**AIM**
Go through the listing and pick out each line with the word "matplotlib" in it.

☆ ☆ ☆ ☆ ☆

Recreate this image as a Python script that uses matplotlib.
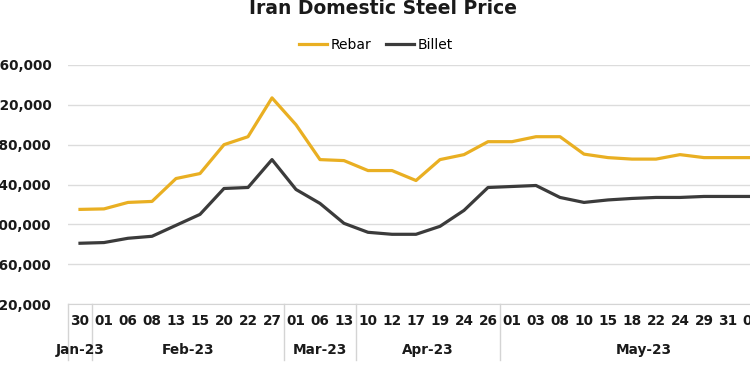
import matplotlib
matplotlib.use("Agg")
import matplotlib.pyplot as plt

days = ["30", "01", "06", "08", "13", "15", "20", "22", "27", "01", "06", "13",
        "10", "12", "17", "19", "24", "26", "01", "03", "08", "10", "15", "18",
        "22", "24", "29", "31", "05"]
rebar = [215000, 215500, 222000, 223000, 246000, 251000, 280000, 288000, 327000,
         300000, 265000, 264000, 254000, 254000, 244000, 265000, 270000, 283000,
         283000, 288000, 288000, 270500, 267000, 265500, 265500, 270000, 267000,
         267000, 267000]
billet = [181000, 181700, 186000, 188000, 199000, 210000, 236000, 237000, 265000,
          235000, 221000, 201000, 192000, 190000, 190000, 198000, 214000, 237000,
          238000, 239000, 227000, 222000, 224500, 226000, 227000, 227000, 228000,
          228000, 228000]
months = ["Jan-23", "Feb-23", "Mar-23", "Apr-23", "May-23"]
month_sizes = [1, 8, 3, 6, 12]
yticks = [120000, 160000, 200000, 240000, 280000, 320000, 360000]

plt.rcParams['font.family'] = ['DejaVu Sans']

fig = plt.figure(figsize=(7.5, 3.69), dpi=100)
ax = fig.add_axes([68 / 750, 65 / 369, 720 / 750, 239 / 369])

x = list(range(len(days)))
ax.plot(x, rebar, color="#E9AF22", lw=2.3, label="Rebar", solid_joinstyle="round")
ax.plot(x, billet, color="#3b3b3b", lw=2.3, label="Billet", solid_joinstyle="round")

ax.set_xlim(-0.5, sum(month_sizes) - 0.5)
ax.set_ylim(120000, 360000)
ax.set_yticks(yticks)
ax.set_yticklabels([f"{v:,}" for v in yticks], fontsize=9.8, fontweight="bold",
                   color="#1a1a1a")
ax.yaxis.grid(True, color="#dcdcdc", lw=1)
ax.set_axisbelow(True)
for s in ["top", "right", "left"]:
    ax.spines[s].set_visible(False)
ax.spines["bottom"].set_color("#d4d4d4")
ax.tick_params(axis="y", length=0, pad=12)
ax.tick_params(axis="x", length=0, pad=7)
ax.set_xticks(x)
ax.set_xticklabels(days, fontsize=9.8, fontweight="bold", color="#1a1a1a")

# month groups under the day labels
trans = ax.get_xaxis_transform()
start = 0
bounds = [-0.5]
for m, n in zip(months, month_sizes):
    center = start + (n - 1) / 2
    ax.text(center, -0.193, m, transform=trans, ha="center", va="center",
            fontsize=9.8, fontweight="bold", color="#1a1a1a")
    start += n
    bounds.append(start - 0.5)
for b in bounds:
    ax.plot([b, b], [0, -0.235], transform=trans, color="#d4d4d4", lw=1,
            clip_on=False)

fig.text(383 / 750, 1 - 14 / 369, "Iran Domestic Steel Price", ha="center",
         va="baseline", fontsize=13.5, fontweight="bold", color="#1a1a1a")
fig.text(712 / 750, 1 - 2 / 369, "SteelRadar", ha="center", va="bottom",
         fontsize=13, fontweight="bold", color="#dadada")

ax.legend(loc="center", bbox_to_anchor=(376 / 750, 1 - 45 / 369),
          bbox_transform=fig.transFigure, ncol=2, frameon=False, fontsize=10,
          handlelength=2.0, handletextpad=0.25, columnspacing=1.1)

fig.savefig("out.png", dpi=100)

☆ ☆ ☆ ☆ ☆

**RESULT FOR THIS EXERCISE**
Recreate this image as a Python script that uses matplotlib.
import matplotlib
matplotlib.use("Agg")
import matplotlib.pyplot as plt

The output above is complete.